#### WRITTEN INSTRUCTION:
Nothing but the lines from the top of the data to the line holding "(fwdfmt) at (215,621.5)" should be printed, word for word and both ends included; leave the pictures out.

---- RECORDED DATA

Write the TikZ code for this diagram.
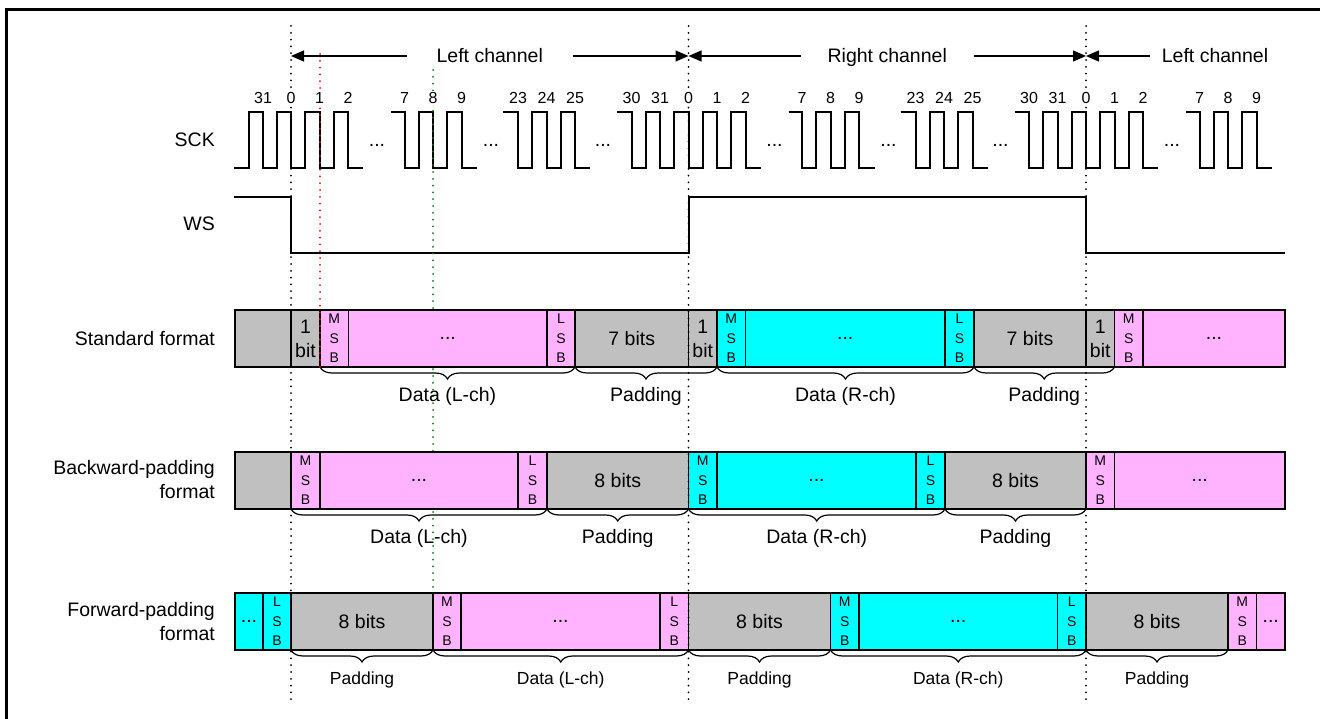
\documentclass[tikz,border=0pt]{standalone}
\usepackage{fontspec}
\setmainfont{Liberation Sans}
\usetikzlibrary{arrows.meta,decorations.pathreplacing}

\definecolor{padgray}{RGB}{192,192,192}
\definecolor{lchpink}{RGB}{255,179,255}
\definecolor{rchcyan}{RGB}{0,255,255}
\definecolor{markgreen}{RGB}{0,128,0}
\newcommand{\ellip}{...}

\tikzset{
  wave/.style={line width=2pt},
  blk/.style={draw, line width=1.2pt, minimum height=57pt, inner sep=0pt, outer sep=0pt, align=center},
  gbox/.style={blk, fill=padgray},
  pbox/.style={blk, fill=lchpink},
  cbox/.style={blk, fill=rchcyan},
  pbit/.style={pbox, font=\fontsize{14}{19.5}\selectfont},
  cbit/.style={cbox, font=\fontsize{14}{19.5}\selectfont},
  rowlabel/.style={anchor=east, align=right, inner sep=0pt},
  bitnum/.style={anchor=base, fill=white, inner sep=1pt, font=\fontsize{16}{19}\selectfont},
  gapdots/.style={inner sep=0pt},
  chlabel/.style={anchor=base, inner ysep=0pt, inner xsep=30pt, outer sep=0pt},
  charrow/.style={line width=1.2pt, -{Triangle[length=13pt,width=11pt]}},
  chdiv/.style={line width=2pt, line cap=round, dash pattern=on 0pt off 6.8pt},
  datbrace/.style={decorate, decoration={brace, mirror, amplitude=12pt}, line width=1.2pt},
  brlabel/.style={midway, anchor=base, yshift=-34pt},
  fbrlabel/.style={brlabel, font=\fontsize{17.5}{21}\selectfont},
}

\begin{document}
\begin{tikzpicture}[x=1pt, y=-1pt, font=\fontsize{19.5}{24}\selectfont]
\useasboundingbox (0,0) rectangle (1320,719);
\draw[line width=3pt] (6,719) -- (6,9.5) -- (1320,9.5);

% row labels
\node[rowlabel] (sck) at (215,140) {SCK};
\node[rowlabel] (ws) at (215,224) {WS};
\node[rowlabel] (stdfmt) at (215,338.5) {Standard format};
\node[rowlabel] (bwdfmt) at (215,479.5) {Backward-padding\\format};
\node[rowlabel] (fwdfmt) at (215,621.5) {Forward-padding\\format};

% SCK
\draw[wave] (234,168) \foreach \f in {263,291,319.5,348} {-- (\f-14.25,168) -- (\f-14.25,112) -- (\f,112) -- (\f,168)} -- (363,168);
\foreach \c in {291,688.5} {
  \draw[wave] (\c+100,112) -- (\c+113.5,112) -- (\c+113.5,168) \foreach \f in {142,170.5} {-- (\c+\f-14.25,168) -- (\c+\f-14.25,112) -- (\c+\f,112) -- (\c+\f,168)} -- (\c+186,168);
  \draw[wave] (\c+212,112) -- (\c+227,112) -- (\c+227,168) \foreach \f in {255.5,284} {-- (\c+\f-14.25,168) -- (\c+\f-14.25,112) -- (\c+\f,112) -- (\c+\f,168)} -- (\c+299,168);
  \draw[wave] (\c+326,112) -- (\c+340.5,112) -- (\c+340.5,168) \foreach \f in {369,397.5,426,454.5} {-- (\c+\f-14.25,168) -- (\c+\f-14.25,112) -- (\c+\f,112) -- (\c+\f,168)} -- (\c+469.5,168);
}
\draw[wave] (1186,112) -- (1199.5,112) -- (1199.5,168) \foreach \f in {1228,1256.5} {-- (\f-14.25,168) -- (\f-14.25,112) -- (\f,112) -- (\f,168)} -- (1272,168);

% WS
\draw[wave] (234,197) -- (291,197) -- (291,253) -- (688.5,253) -- (688.5,197) -- (1086,197) -- (1086,253) -- (1285,253);

\draw[chdiv, markgreen] (433,70) -- (433,593);

% standard format
\foreach \nm/\st/\xa/\xb/\tx in {s1/gbox/235/291/{}, s2/gbox/291/320/{1\\bit}, s3/pbit/320/348.5/{M\\S\\B},
    s4/pbox/348.5/547/{\ellip}, s5/pbit/547/575/{L\\S\\B}, s6/gbox/575/688.5/{7 bits}, s7/gbox/688.5/717/{1\\bit},
    s8/cbit/717/745.5/{M\\S\\B}, s9/cbox/745.5/945/{\ellip}, s10/cbit/945/974/{L\\S\\B}, s11/gbox/974/1086/{7 bits},
    s12/gbox/1086/1114.5/{1\\bit}, s13/pbit/1114.5/1143/{M\\S\\B}, s14/pbox/1143/1285/{\ellip}}
  \node[\st, minimum width=(\xb-\xa)*1pt] (\nm) at ({(\xa+\xb)/2},338.5) {\tx};

% backward-padding format
\foreach \nm/\st/\xa/\xb/\tx in {b1/gbox/235/291/{}, b2/pbit/291/320/{M\\S\\B}, b3/pbox/320/518/{\ellip},
    b4/pbit/518/547/{L\\S\\B}, b5/gbox/547/688.5/{8 bits}, b6/cbit/688.5/717/{M\\S\\B}, b7/cbox/717/916/{\ellip},
    b8/cbit/916/945/{L\\S\\B}, b9/gbox/945/1086/{8 bits}, b10/pbit/1086/1114.5/{M\\S\\B}, b11/pbox/1114.5/1285/{\ellip}}
  \node[\st, minimum width=(\xb-\xa)*1pt] (\nm) at ({(\xa+\xb)/2},480.5) {\tx};

% forward-padding format
\foreach \nm/\st/\xa/\xb/\tx in {f1/cbox/235/263/{\ellip}, f2/cbit/263/291/{L\\S\\B}, f3/gbox/291/433/{8 bits},
    f4/pbit/433/461/{M\\S\\B}, f5/pbox/461/660/{\ellip}, f6/pbit/660/688.5/{L\\S\\B}, f7/gbox/688.5/830.5/{8 bits},
    f8/cbit/830.5/859/{M\\S\\B}, f9/cbox/859/1057.5/{\ellip}, f10/cbit/1057.5/1086/{L\\S\\B}, f11/gbox/1086/1228/{8 bits},
    f12/pbit/1228/1256.5/{M\\S\\B}, f13/pbox/1256.5/1285/{\ellip}}
  \node[\st, minimum width=(\xb-\xa)*1pt] (\nm) at ({(\xa+\xb)/2},621.5) {\tx};

% braces
\foreach \ba/\bb/\tx in {s3/s5/{Data (L-ch)}, s6/s7/{Padding}, s8/s10/{Data (R-ch)}, s11/s12/{Padding},
    b2/b4/{Data (L-ch)}, b5/b5/{Padding}, b6/b8/{Data (R-ch)}, b9/b9/{Padding}}
  \draw[datbrace] (\ba.south west) -- node[brlabel] (br\ba) {\tx} (\bb.south east);
\foreach \ba/\bb/\tx in {f3/f3/{Padding}, f4/f6/{Data (L-ch)}, f7/f7/{Padding}, f8/f10/{Data (R-ch)}, f11/f11/{Padding}}
  \draw[datbrace] (\ba.south west) -- node[fbrlabel] (br\ba) {\tx} (\bb.south east);

% channel borders
\foreach \x in {291,688.5,1086} \draw[chdiv] (\x,26) -- (\x,705);
\draw[chdiv, red] (320,54) -- (320,367);

% bit numbers
\node[bitnum] (n0-31) at (263,103.5) {31};
\foreach \c [count=\k] in {291,688.5,1086}
  \foreach \t/\dx in {0/0,1/28.5,2/57,7/113.5,8/142,9/170.5}
    \node[bitnum] (n\k-\t) at (\c+\dx,103.5) {\t};
\foreach \c [count=\k] in {291,688.5}
  \foreach \t/\dx in {23/227,24/255.5,25/284,30/340.5,31/369}
    \node[bitnum] (n\k-\t) at (\c+\dx,103.5) {\t};
\foreach \c [count=\k] in {291,688.5}
  \foreach \dx [count=\j] in {86,200,312}
    \node[gapdots] (g\k-\j) at (\c+\dx,145) {\ellip};
\node[gapdots] (g3-1) at (1172,145) {\ellip};

% channels
\coordinate (d1) at (291,56);
\coordinate (d2) at (688.5,56);
\coordinate (d3) at (1086,56);
\node[chlabel] (lch1) at (489.75,62.5) {Left channel};
\node[chlabel, inner xsep=27pt] (rch) at (887.25,62.5) {Right channel};
\node[chlabel, inner xsep=12pt] (lch2) at (1215,62.5) {Left channel};
\draw[charrow] (lch1.west |- d1) -- (d1);
\draw[charrow] (lch1.east |- d1) -- (d2);
\draw[charrow] (rch.west |- d2) -- (d2);
\draw[charrow] (rch.east |- d2) -- (d3);
\draw[charrow] (lch2.west |- d3) -- (d3);
\end{tikzpicture}
\end{document}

--------

#### RESULT:
Write the TikZ code for this diagram.
\documentclass[tikz,border=0pt]{standalone}
\usepackage{fontspec}
\setmainfont{Liberation Sans}
\usetikzlibrary{arrows.meta,decorations.pathreplacing}

\definecolor{padgray}{RGB}{192,192,192}
\definecolor{lchpink}{RGB}{255,179,255}
\definecolor{rchcyan}{RGB}{0,255,255}
\definecolor{markgreen}{RGB}{0,128,0}
\newcommand{\ellip}{...}

\tikzset{
  wave/.style={line width=2pt},
  blk/.style={draw, line width=1.2pt, minimum height=57pt, inner sep=0pt, outer sep=0pt, align=center},
  gbox/.style={blk, fill=padgray},
  pbox/.style={blk, fill=lchpink},
  cbox/.style={blk, fill=rchcyan},
  pbit/.style={pbox, font=\fontsize{14}{19.5}\selectfont},
  cbit/.style={cbox, font=\fontsize{14}{19.5}\selectfont},
  rowlabel/.style={anchor=east, align=right, inner sep=0pt},
  bitnum/.style={anchor=base, fill=white, inner sep=1pt, font=\fontsize{16}{19}\selectfont},
  gapdots/.style={inner sep=0pt},
  chlabel/.style={anchor=base, inner ysep=0pt, inner xsep=30pt, outer sep=0pt},
  charrow/.style={line width=1.2pt, -{Triangle[length=13pt,width=11pt]}},
  chdiv/.style={line width=2pt, line cap=round, dash pattern=on 0pt off 6.8pt},
  datbrace/.style={decorate, decoration={brace, mirror, amplitude=12pt}, line width=1.2pt},
  brlabel/.style={midway, anchor=base, yshift=-34pt},
  fbrlabel/.style={brlabel, font=\fontsize{17.5}{21}\selectfont},
}

\begin{document}
\begin{tikzpicture}[x=1pt, y=-1pt, font=\fontsize{19.5}{24}\selectfont]
\useasboundingbox (0,0) rectangle (1320,719);
\draw[line width=3pt] (6,719) -- (6,9.5) -- (1320,9.5);

% row labels
\node[rowlabel] (sck) at (215,140) {SCK};
\node[rowlabel] (ws) at (215,224) {WS};
\node[rowlabel] (stdfmt) at (215,338.5) {Standard format};
\node[rowlabel] (bwdfmt) at (215,479.5) {Backward-padding\\format};
\node[rowlabel] (fwdfmt) at (215,621.5) {Forward-padding\\format};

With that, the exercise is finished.